### Task goal
Images are not part of the copy; write out the rest of the data exactly as given.

### Provided material
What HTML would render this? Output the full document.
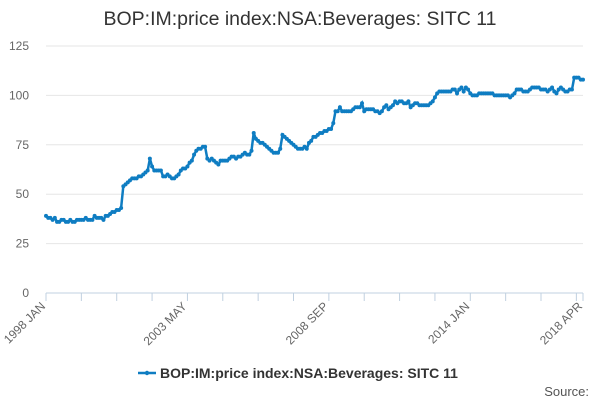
<!DOCTYPE html>
<html><head><meta charset="utf-8"><style>
body{margin:0;background:#fff;font-family:"Liberation Sans",sans-serif}
svg{display:block}
</style></head><body>
<svg id="chart" width="600" height="400">
<text x="300" y="25" text-anchor="middle" font-size="19.5" fill="#333">BOP:IM:price index:NSA:Beverages: SITC 11</text>
<g id="grid"></g><g id="axes"></g><g id="series"></g>
<g>
<line x1="138" y1="373" x2="156" y2="373" stroke="#0f7dc2" stroke-width="2.5"/>
<circle cx="147" cy="373" r="2.2" fill="#0f7dc2"/>
<text x="160" y="378" font-size="14" font-weight="bold" fill="#333">BOP:IM:price index:NSA:Beverages: SITC 11</text>
</g>
<text x="589" y="396" text-anchor="end" font-size="13" fill="#555">Source:</text>
</svg>
<script>
const values=[39,38,38,37,38,36,36,37,37,36,36,37,36,36,37,37,37,37,38,37,37,37,
39,38,38,38,37,39,39,40,41,41,42,42,43,
54,55,56,57,58,58,58,59,59,60,61,62,
68,
64,62,62,62,62,
59,59,60,59,58,58,59,60,62,63,63,64,66,
67,70,72,73,73,74,74,
68,67,68,67,66,65,67,
67,67,67,68,69,69,68,69,69,70,71,70,70,72,
81,
78,77,76,76,75,74,73,72,71,71,71,
73,80,
79,78,77,76,75,74,73,73,73,74,
73,76,77,79,79,80,81,81,82,82,83,83,86,
92,92,94,92,92,92,92,92,93,94,94,94,
96,
92,93,93,93,93,92,92,91,92,94,95,93,94,95,97,96,
97,97,96,96,97,94,95,96,96,95,95,95,95,95,96,97,99,101,
102,102,102,102,102,102,103,103,101,103,104,102,
104,103,101,100,100,100,101,101,101,101,101,101,101,100,100,100,100,100,100,100,99,100,
101,103,103,103,102,102,102,103,104,104,104,104,103,103,103,102,103,104,102,101,103,104,103,102,102,103,103,109,109,109,108,108];
const yTicks=[0,25,50,75,100,125];
const xLabels=["1998 JAN","2003 MAY","2008 SEP","2014 JAN","2018 APR"];
const xLabelIdx=[0,64,128,192,243];
const NS="http://www.w3.org/2000/svg";
const X0=46,X1=583,Y0=293,Y1=46;
const n=values.length;
const xs=i=>X0+(X1-X0)*i/(n-1);
const ys=v=>Y0-(Y0-Y1)*v/125;
function mk(tag,attrs,parent){const e=document.createElementNS(NS,tag);for(const k in attrs)e.setAttribute(k,attrs[k]);document.getElementById(parent).appendChild(e);return e;}
yTicks.forEach(t=>{
 const l=mk('line',{x1:X0,x2:X1,y1:ys(t),y2:ys(t),stroke:t===0?'#c0d0e0':'#e6e6e6','stroke-width':1},'grid');
 
 
 const tx=mk('text',{x:29,y:ys(t)+4,'text-anchor':'end','font-size':12,fill:'#666'},'axes');
 tx.textContent=t;
 
 
});
for(let i=0;i<n;i+=16){
 const tk=mk('line',{x1:xs(i),x2:xs(i),y1:Y0,y2:Y0+8,stroke:'#c0d0e0'},'axes');
 
 
}
mk('line',{x1:X1,x2:X1,y1:Y0,y2:Y0+8,stroke:'#c0d0e0'},'axes');
xLabels.forEach((s,k)=>{
 const x=xs(xLabelIdx[k]),y=Y0+14;
 const t=mk('text',{x:x,y:y,'text-anchor':'end','font-size':12,fill:'#666',transform:`rotate(-45 ${x} ${y})`},'axes');
 t.textContent=s;
 
 
});
const p=mk('path',{d:values.map((v,i)=>(i?'L':'M')+xs(i).toFixed(1)+' '+ys(v).toFixed(1)).join(''),fill:'none',stroke:'#0f7dc2','stroke-width':2.5},'series');


values.forEach((v,i)=>{
 const c=mk('circle',{cx:xs(i),cy:ys(v),r:2,fill:'#0f7dc2'},'series');
 
 
});
</script>
</body></html>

### Final result
What HTML would render this? Output the full document.
<!DOCTYPE html>
<html><head><meta charset="utf-8"><style>
body{margin:0;background:#fff;font-family:"Liberation Sans",sans-serif}
svg{display:block}
</style></head><body>
<svg id="chart" width="600" height="400">
<text x="300" y="25" text-anchor="middle" font-size="19.5" fill="#333">BOP:IM:price index:NSA:Beverages: SITC 11</text>
<g id="grid"></g><g id="axes"></g><g id="series"></g>
<g>
<line x1="138" y1="373" x2="156" y2="373" stroke="#0f7dc2" stroke-width="2.5"/>
<circle cx="147" cy="373" r="2.2" fill="#0f7dc2"/>
<text x="160" y="378" font-size="14" font-weight="bold" fill="#333">BOP:IM:price index:NSA:Beverages: SITC 11</text>
</g>
<text x="589" y="396" text-anchor="end" font-size="13" fill="#555">Source:</text>
</svg>
<script>
const values=[39,38,38,37,38,36,36,37,37,36,36,37,36,36,37,37,37,37,38,37,37,37,
39,38,38,38,37,39,39,40,41,41,42,42,43,
54,55,56,57,58,58,58,59,59,60,61,62,
68,
64,62,62,62,62,
59,59,60,59,58,58,59,60,62,63,63,64,66,
67,70,72,73,73,74,74,
68,67,68,67,66,65,67,
67,67,67,68,69,69,68,69,69,70,71,70,70,72,
81,
78,77,76,76,75,74,73,72,71,71,71,
73,80,
79,78,77,76,75,74,73,73,73,74,
73,76,77,79,79,80,81,81,82,82,83,83,86,
92,92,94,92,92,92,92,92,93,94,94,94,
96,
92,93,93,93,93,92,92,91,92,94,95,93,94,95,97,96,
97,97,96,96,97,94,95,96,96,95,95,95,95,95,96,97,99,101,
102,102,102,102,102,102,103,103,101,103,104,102,
104,103,101,100,100,100,101,101,101,101,101,101,101,100,100,100,100,100,100,100,99,100,
101,103,103,103,102,102,102,103,104,104,104,104,103,103,103,102,103,104,102,101,103,104,103,102,102,103,103,109,109,109,108,108];
const yTicks=[0,25,50,75,100,125];
const xLabels=["1998 JAN","2003 MAY","2008 SEP","2014 JAN","2018 APR"];
const xLabelIdx=[0,64,128,192,243];
const NS="http://www.w3.org/2000/svg";
const X0=46,X1=583,Y0=293,Y1=46;
const n=values.length;
const xs=i=>X0+(X1-X0)*i/(n-1);
const ys=v=>Y0-(Y0-Y1)*v/125;
function mk(tag,attrs,parent){const e=document.createElementNS(NS,tag);for(const k in attrs)e.setAttribute(k,attrs[k]);document.getElementById(parent).appendChild(e);return e;}
yTicks.forEach(t=>{
 const l=mk('line',{x1:X0,x2:X1,y1:ys(t),y2:ys(t),stroke:t===0?'#c0d0e0':'#e6e6e6','stroke-width':1},'grid');
 
 
 const tx=mk('text',{x:29,y:ys(t)+4,'text-anchor':'end','font-size':12,fill:'#666'},'axes');
 tx.textContent=t;
 
 
});
for(let i=0;i<n;i+=16){
 const tk=mk('line',{x1:xs(i),x2:xs(i),y1:Y0,y2:Y0+8,stroke:'#c0d0e0'},'axes');
 
 
}
mk('line',{x1:X1,x2:X1,y1:Y0,y2:Y0+8,stroke:'#c0d0e0'},'axes');
xLabels.forEach((s,k)=>{
 const x=xs(xLabelIdx[k]),y=Y0+14;
 const t=mk('text',{x:x,y:y,'text-anchor':'end','font-size':12,fill:'#666',transform:`rotate(-45 ${x} ${y})`},'axes');
 t.textContent=s;
 
 
});
const p=mk('path',{d:values.map((v,i)=>(i?'L':'M')+xs(i).toFixed(1)+' '+ys(v).toFixed(1)).join(''),fill:'none',stroke:'#0f7dc2','stroke-width':2.5},'series');


values.forEach((v,i)=>{
 const c=mk('circle',{cx:xs(i),cy:ys(v),r:2,fill:'#0f7dc2'},'series');
 
 
});
</script>
</body></html>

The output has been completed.